In court next month, a growing coalition of filmmakers and media companies will resist Chevron's attempt to secure Joe Berlinger's outtakes and footage used in the making of "Crude." When Berlinger is back in front of a judge on July 14th, he'll be there with the support of leading news organizations and filmmakers aimed at protecting the privacy of journalists.
"What's at stake is the basic trust between a journalist and a source," warned Berlinger, speaking last night at a New York City fundraiser for his legal bills that included a screening of "Crude" followed by a discussion.
"It is American media versus corporate interests and defense attorneys," Berlinger said at IFC Center, previewing the battle that is brewing over the filmmaker's footage. He called the coming battle an, "amazing squaring off of the media against corporations."
"Outtakes are the same as a reporter's notes," responded WGA East President Michael Winship, on stage after the Stranger Than Fiction series screening in downtown Manhattan. Seated on the same panel, filmmaker Morgan Spurlock, who squared off against McDonalds in his own film, "Super Size Me," also warned of the ramifications of a judgement forcing Berlinger to hand over his footage. Spurlock said it would send filmmakers and journalists down a path that would hinder news gathering and filmmaking. "It's going to affect everyone," Spurlock said.

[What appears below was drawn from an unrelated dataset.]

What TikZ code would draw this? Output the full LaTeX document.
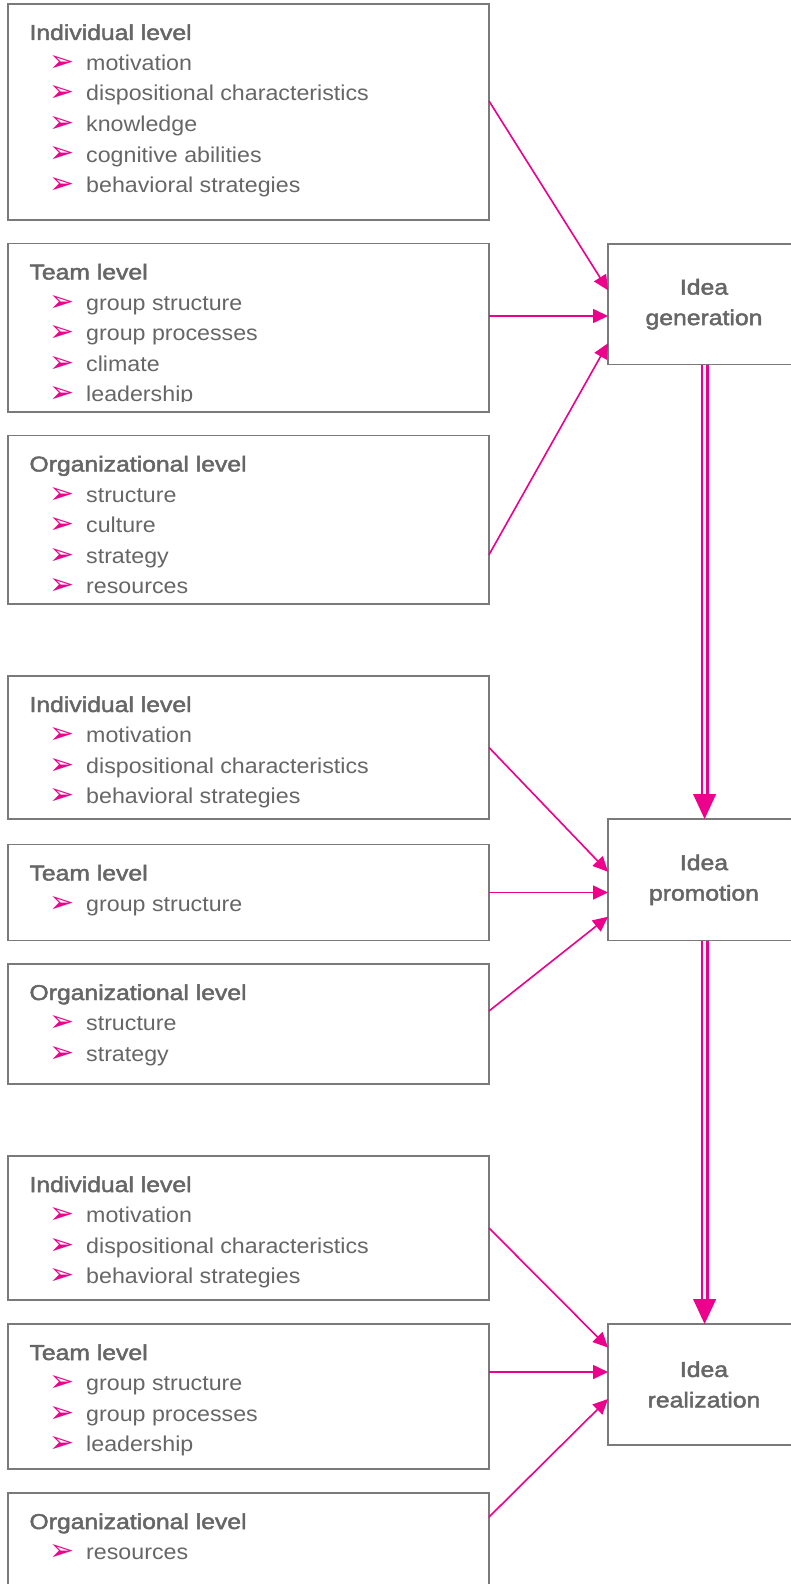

Collectively, the participants spoke of a 'chilling effect on journalism and filmmaking' that would result from a ruling in favor of Chevron.
ABC TV, the Associated Press, CBS TV, the Daily News, the DGA, the Dow Jones Company, the Gannell Company, the Hearst Corporation, HBO, the IDA, NBC Universal, the New York Times Company, and the Washington Post all signed onto an amicus brief penned by Floyd Abrams in support of Berlinger's cause. And a community of filmmakers at the International Documentary Association published an open letter of support of Berlinger, saying:
"Though many of us work independently of large news organizations, we nevertheless hold ourselves to the highest of journalistic standards in the writing, producing, and editing of our films. In fact, as traditional news media finds itself taking fewer chances due to advertiser fears and corporate ownership, the urgency of bold, groundbreaking journalism through the documentary medium is perhaps greater than ever."
Earlier this month, Berlinger was granted a stay in the wake of an appeal of last month's verdict that he hand over the hundreds of hours of footage to Chevron, which is facing a local trial that could result it in paying billions of dollars in damages.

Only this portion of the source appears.